- Education: University of Illinois at Urbana-Champaign University of Science and Technology of China
- Scientific career
- Fields: Statistics
- Workplaces: Columbia University

= Ying Wei =

Statistician

Ying Wei is a statistician and a professor of biostatistics in the Columbia University Mailman School of Public Health, working primarily on quantile regression, semiparametric models of longitudinal data, and their applications.

Wei graduated with a B.S. degree in 1998 and a master's degree in 2001 from the University of Science and Technology of China. In 2004, Wei earned her Ph.D. in statistics from the University of Illinois at Urbana–Champaign. Her dissertation, Longitudinal Growth Charts Based on Semiparametric Quantile Regression, was completed under the supervision of Xuming He.
Since 2004, Wei has been a faculty member of Biostatistics in the Columbia University, and also an affiliated member of the Data Science Institute.

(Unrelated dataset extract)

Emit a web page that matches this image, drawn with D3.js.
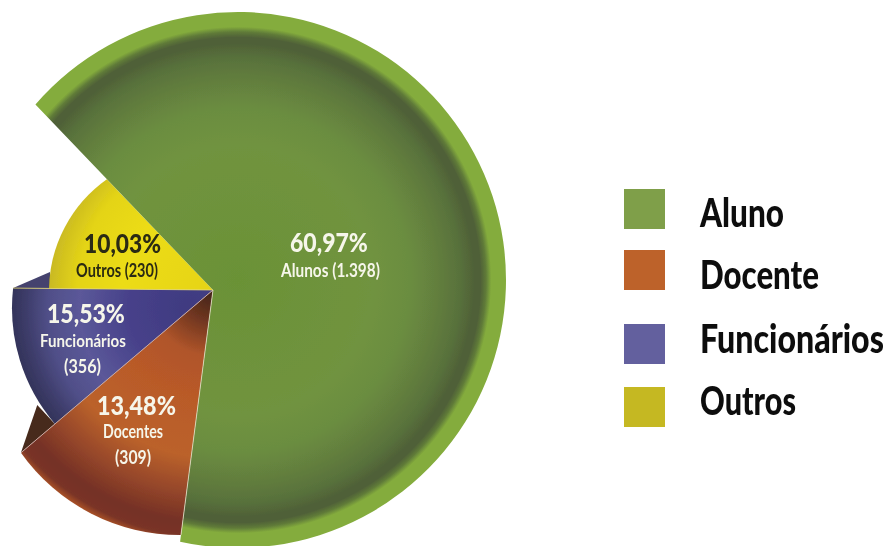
<!DOCTYPE html>
<html><head><meta charset="utf-8">
<script src="https://cdn.jsdelivr.net/npm/d3@7"></script>
<style>html,body{margin:0;padding:0;background:#fff}svg{display:block}</style>
</head><body><svg id="c" width="889" height="546"></svg>
<script>
const categories = ["Aluno","Docente","Funcionários","Outros"];
const swatchColors = ["#7f9f4a","#bd622a","#63609e","#c5b820"];
const percentLabels = ["60,97%","13,48%","15,53%","10,03%"];
const sliceNames = ["Alunos (1.398)","Docentes","Funcionários","Outros (230)"];
const countLabels = ["","(309)","(356)",""];
// Wedge sweep as drawn in the picture (degrees): the artwork does not follow the percentages exactly
const drawnSweep = [231.2,42.27,40.83,45.7];

const W=889,H=546, apex=[213,290], rad=Math.PI/180;
const svg=d3.select("#c"), defs=svg.append("defs");
defs.append("filter").attr("id","soft").attr("x","-5%").attr("y","-5%").attr("width","110%").attr("height","110%")
  .append("feGaussianBlur").attr("stdDeviation",0.7);
defs.append("filter").attr("id","softT").attr("x","-5%").attr("y","-20%").attr("width","110%").attr("height","140%")
  .append("feGaussianBlur").attr("stdDeviation",0.5);

// each wedge's outer rim is a circle of its own
const rims=[{c:[238,280],r:268},{c:[180,340],r:195},{c:[190,308],r:178},{c:[186,291],r:137}];
const pie=d3.pie().sort(null).startAngle(-43.75*rad).endAngle(316.25*rad);
const arcs=pie(drawnSweep);

function rayHit(angle,rim){
  const dx=Math.sin(angle),dy=-Math.cos(angle);
  const fx=apex[0]-rim.c[0],fy=apex[1]-rim.c[1];
  const b=fx*dx+fy*dy,c=fx*fx+fy*fy-rim.r*rim.r;
  const t=-b+Math.sqrt(b*b-c);
  return [apex[0]+dx*t,apex[1]+dy*t];
}
const polar=(deg,r)=>[apex[0]+Math.sin(deg*rad)*r,apex[1]-Math.cos(deg*rad)*r];
function wedge(a,rim){
  const s=rayHit(a.startAngle,rim),e=rayHit(a.endAngle,rim);
  const as=Math.atan2(s[1]-rim.c[1],s[0]-rim.c[0]),ae=Math.atan2(e[1]-rim.c[1],e[0]-rim.c[0]);
  const p=d3.path();p.moveTo(apex[0],apex[1]);p.lineTo(s[0],s[1]);
  p.arc(rim.c[0],rim.c[1],rim.r,as,ae,false);p.closePath();
  return {d:p.toString(),s,e};
}
function grad(id,c,r,stops){
  const g=defs.append("radialGradient").attr("id",id).attr("gradientUnits","userSpaceOnUse")
    .attr("cx",c[0]).attr("cy",c[1]).attr("r",r);
  stops.forEach(([o,col])=>g.append("stop").attr("offset",o).attr("stop-color",col));
}
grad("gG",rims[0].c,rims[0].r,[[0,"#6b9236"],[.50,"#70933f"],[.64,"#6b8d40"],[.74,"#637f3e"],[.83,"#58713b"],[.885,"#4f6038"],[.905,"#4f6038"],[.925,"#5f7a39"],[.945,"#84ac3c"],[1,"#84ac3c"]]);
grad("gO",apex,254,[[0,"#3f2418"],[.12,"#6e3520"],[.26,"#b0552a"],[.42,"#b95a28"],[.66,"#bb622b"],[.80,"#96472a"],[.92,"#743025"],[.975,"#7a3425"],[1,"#a44e28"]]);
grad("gP",rims[2].c,rims[2].r,[[0,"#3f3a80"],[.35,"#47418a"],[.62,"#5b5899"],[.80,"#504f88"],[.93,"#3c3b68"],[1,"#33345a"]]);
grad("gY",apex,165,[[0,"#e6d414"],[.55,"#ecdc14"],[.82,"#e4d416"],[1,"#c8b824"]]);

const fills=["url(#gG)","url(#gO)","url(#gP)","url(#gY)"];
const pie_g=svg.append("g").attr("filter","url(#soft)");
const shapes=arcs.map((a,i)=>wedge(a,rims[i]));

// folded ribbons behind the wedges
const line=d3.line();
const orangeFold=[shapes[2].s,polar(236.8,210),shapes[1].e];
const purpleFold=[shapes[2].e,polar(276.3,164),polar(270.5,163)];
pie_g.append("path").attr("d",line(orangeFold)+"Z").attr("fill","#46291b");
pie_g.append("path").attr("d",line(purpleFold)+"Z").attr("fill","#44436e");

pie_g.selectAll("path.w").data([1,2,3,0]).join("path").attr("class","w")
  .attr("d",i=>shapes[i].d).attr("fill",i=>fills[i]);
// pale seams between wedges
pie_g.append("path").attr("d",line([apex,shapes[1].e])).attr("stroke","#c8a8a0").attr("stroke-width",1).attr("fill","none");
pie_g.append("path").attr("d",line([apex,shapes[2].e])).attr("stroke","#e6d870").attr("stroke-width",.8).attr("fill","none");
pie_g.append("path").attr("d",line([apex,shapes[1].s])).attr("stroke","#e6e0c8").attr("stroke-width",.8).attr("fill","none");

const txt=svg.append("g").attr("filter","url(#softT)").attr("font-family","Lato, 'Open Sans', sans-serif");
// text is condensed to the reference's width by a horizontal scale measured from its natural width
function put(x,y,w,size,weight,col,s){
  const t=txt.append("text").attr("font-size",size).attr("font-weight",weight).attr("fill",col).text(s);
  const k=w/t.node().getComputedTextLength();
  t.attr("transform",`translate(${x},${y}) scale(${k},1)`);
}
const white="#f6f6ea",dark="#2b2a12";
put(290,252,78,26,900,white,percentLabels[0]);
put(281,277,99,18,700,white,sliceNames[0]);
put(84,253,77,26,900,dark,percentLabels[3]);
put(76,277,82,18,700,dark,sliceNames[3]);
put(47,323,78,26,900,white,percentLabels[2]);
put(40,347,86,18,700,white,sliceNames[2]);
put(64,373,37,18,700,white,countLabels[2]);
put(97,415,79,26,900,white,percentLabels[1]);
put(103,438,60,18,700,white,sliceNames[1]);
put(115,464,36,18,700,white,countLabels[1]);

// legend
const swatchY=[189,250,324,387], legendBase=[227,289,353,415], legendW=[84,119,184,96];
const leg=svg.append("g");
leg.selectAll("rect").data(categories).join("rect")
  .attr("x",624).attr("y",(d,i)=>swatchY[i]).attr("width",41).attr("height",40)
  .attr("fill",(d,i)=>swatchColors[i]).attr("filter","url(#softT)");
categories.forEach((c,i)=>put(700,legendBase[i],legendW[i],39,900,"#111",c));
</script></body></html>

In 2011, Wei received the Noether Young Scholar Award of the American Statistical Association, "for outstanding early contributions to nonparametric statistics." In 2015, Wei was elected as a Fellow of the American Statistical Association. Wei is also an elected member of the International Statistical Institute. In 2020 she was named as a Fellow of the Institute of Mathematical Statistics "for contributions to the development, dissemination, and application of mathematical statistics".